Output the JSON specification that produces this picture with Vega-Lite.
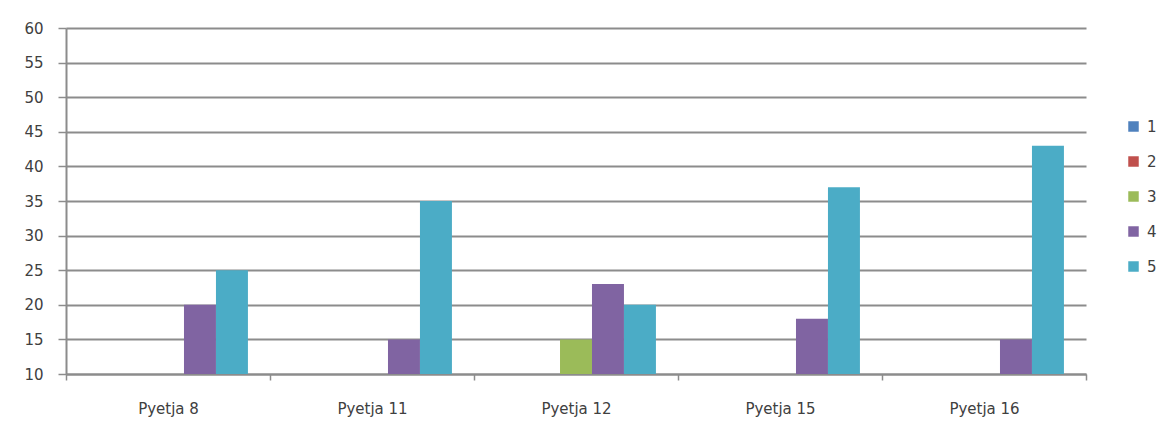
{
  "$schema": "https://vega.github.io/schema/vega-lite/v6.json",
  "autosize": {"type": "none"},
  "width": 1020,
  "height": 346,
  "padding": {"left": 66, "top": 28, "right": 81, "bottom": 50},
  "background": "white",
  "config": {
    "font": "DejaVu Sans",
    "view": {"stroke": null}
  },
  "data": {
    "values": [
      {"q": "Pyetja 8", "s": "1", "v": 0},
      {"q": "Pyetja 8", "s": "2", "v": 0},
      {"q": "Pyetja 8", "s": "3", "v": 0},
      {"q": "Pyetja 8", "s": "4", "v": 20},
      {"q": "Pyetja 8", "s": "5", "v": 25},
      {"q": "Pyetja 11", "s": "1", "v": 0},
      {"q": "Pyetja 11", "s": "2", "v": 0},
      {"q": "Pyetja 11", "s": "3", "v": 0},
      {"q": "Pyetja 11", "s": "4", "v": 15},
      {"q": "Pyetja 11", "s": "5", "v": 35},
      {"q": "Pyetja 12", "s": "1", "v": 0},
      {"q": "Pyetja 12", "s": "2", "v": 0},
      {"q": "Pyetja 12", "s": "3", "v": 15},
      {"q": "Pyetja 12", "s": "4", "v": 23},
      {"q": "Pyetja 12", "s": "5", "v": 20},
      {"q": "Pyetja 15", "s": "1", "v": 0},
      {"q": "Pyetja 15", "s": "2", "v": 0},
      {"q": "Pyetja 15", "s": "3", "v": 0},
      {"q": "Pyetja 15", "s": "4", "v": 18},
      {"q": "Pyetja 15", "s": "5", "v": 37},
      {"q": "Pyetja 16", "s": "1", "v": 0},
      {"q": "Pyetja 16", "s": "2", "v": 0},
      {"q": "Pyetja 16", "s": "3", "v": 0},
      {"q": "Pyetja 16", "s": "4", "v": 15},
      {"q": "Pyetja 16", "s": "5", "v": 43}
    ]
  },
  "mark": {"type": "bar", "clip": true},
  "encoding": {
    "x": {
      "field": "q", "type": "nominal", "sort": null,
      "scale": {"paddingInner": 0, "paddingOuter": 0},
      "axis": {
        "title": null, "labelAngle": 0, "labelFontSize": 15, "labelColor": "#404040",
        "labelPadding": 21, "tickBand": "extent", "tickSize": 6, "tickColor": "#8c8c8c",
        "domainColor": "#8c8c8c", "domainWidth": 2, "tickWidth": 1.5, "grid": false
      }
    },
    "xOffset": {
      "field": "s", "type": "nominal",
      "scale": {"paddingInner": 0, "paddingOuter": 0.69}
    },
    "y": {
      "field": "v", "type": "quantitative",
      "scale": {"domain": [10, 60], "zero": false, "nice": false},
      "axis": {
        "title": null, "values": [10, 15, 20, 25, 30, 35, 40, 45, 50, 55, 60],
        "labelFontSize": 15, "labelColor": "#404040", "labelPadding": 15,
        "tickSize": 8, "tickColor": "#8c8c8c", "tickWidth": 1.5,
        "domainColor": "#8c8c8c", "domainWidth": 2,
        "grid": true, "gridColor": "#8c8c8c", "gridWidth": 2
      }
    },
    "color": {
      "field": "s", "type": "nominal",
      "scale": {"domain": ["1", "2", "3", "4", "5"], "range": ["#4F81BD", "#C0504D", "#9BBB59", "#8064A2", "#4BACC6"]},
      "legend": {
        "title": null, "orient": "none", "legendX": 1060, "legendY": 91,
        "symbolType": "square", "symbolSize": 110, "symbolStrokeWidth": 0,
        "labelFontSize": 15, "labelColor": "#404040", "rowPadding": 19, "labelOffset": 6
      }
    }
  }
}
┄┄┄┄┄┄┄┄┄┄
* **What to produce**: Omit the pictures and output all of the other material exactly.

* **Result for this task**:
Output the JSON specification that produces this picture with Vega-Lite.
{
  "$schema": "https://vega.github.io/schema/vega-lite/v6.json",
  "autosize": {"type": "none"},
  "width": 1020,
  "height": 346,
  "padding": {"left": 66, "top": 28, "right": 81, "bottom": 50},
  "background": "white",
  "config": {
    "font": "DejaVu Sans",
    "view": {"stroke": null}
  },
  "data": {
    "values": [
      {"q": "Pyetja 8", "s": "1", "v": 0},
      {"q": "Pyetja 8", "s": "2", "v": 0},
      {"q": "Pyetja 8", "s": "3", "v": 0},
      {"q": "Pyetja 8", "s": "4", "v": 20},
      {"q": "Pyetja 8", "s": "5", "v": 25},
      {"q": "Pyetja 11", "s": "1", "v": 0},
      {"q": "Pyetja 11", "s": "2", "v": 0},
      {"q": "Pyetja 11", "s": "3", "v": 0},
      {"q": "Pyetja 11", "s": "4", "v": 15},
      {"q": "Pyetja 11", "s": "5", "v": 35},
      {"q": "Pyetja 12", "s": "1", "v": 0},
      {"q": "Pyetja 12", "s": "2", "v": 0},
      {"q": "Pyetja 12", "s": "3", "v": 15},
      {"q": "Pyetja 12", "s": "4", "v": 23},
      {"q": "Pyetja 12", "s": "5", "v": 20},
      {"q": "Pyetja 15", "s": "1", "v": 0},
      {"q": "Pyetja 15", "s": "2", "v": 0},
      {"q": "Pyetja 15", "s": "3", "v": 0},
      {"q": "Pyetja 15", "s": "4", "v": 18},
      {"q": "Pyetja 15", "s": "5", "v": 37},
      {"q": "Pyetja 16", "s": "1", "v": 0},
      {"q": "Pyetja 16", "s": "2", "v": 0},
      {"q": "Pyetja 16", "s": "3", "v": 0},
      {"q": "Pyetja 16", "s": "4", "v": 15},
      {"q": "Pyetja 16", "s": "5", "v": 43}
    ]
  },
  "mark": {"type": "bar", "clip": true},
  "encoding": {
    "x": {
      "field": "q", "type": "nominal", "sort": null,
      "scale": {"paddingInner": 0, "paddingOuter": 0},
      "axis": {
        "title": null, "labelAngle": 0, "labelFontSize": 15, "labelColor": "#404040",
        "labelPadding": 21, "tickBand": "extent", "tickSize": 6, "tickColor": "#8c8c8c",
        "domainColor": "#8c8c8c", "domainWidth": 2, "tickWidth": 1.5, "grid": false
      }
    },
    "xOffset": {
      "field": "s", "type": "nominal",
      "scale": {"paddingInner": 0, "paddingOuter": 0.69}
    },
    "y": {
      "field": "v", "type": "quantitative",
      "scale": {"domain": [10, 60], "zero": false, "nice": false},
      "axis": {
        "title": null, "values": [10, 15, 20, 25, 30, 35, 40, 45, 50, 55, 60],
        "labelFontSize": 15, "labelColor": "#404040", "labelPadding": 15,
        "tickSize": 8, "tickColor": "#8c8c8c", "tickWidth": 1.5,
        "domainColor": "#8c8c8c", "domainWidth": 2,
        "grid": true, "gridColor": "#8c8c8c", "gridWidth": 2
      }
    },
    "color": {
      "field": "s", "type": "nominal",
      "scale": {"domain": ["1", "2", "3", "4", "5"], "range": ["#4F81BD", "#C0504D", "#9BBB59", "#8064A2", "#4BACC6"]},
      "legend": {
        "title": null, "orient": "none", "legendX": 1060, "legendY": 91,
        "symbolType": "square", "symbolSize": 110, "symbolStrokeWidth": 0,
        "labelFontSize": 15, "labelColor": "#404040", "rowPadding": 19, "labelOffset": 6
      }
    }
  }
}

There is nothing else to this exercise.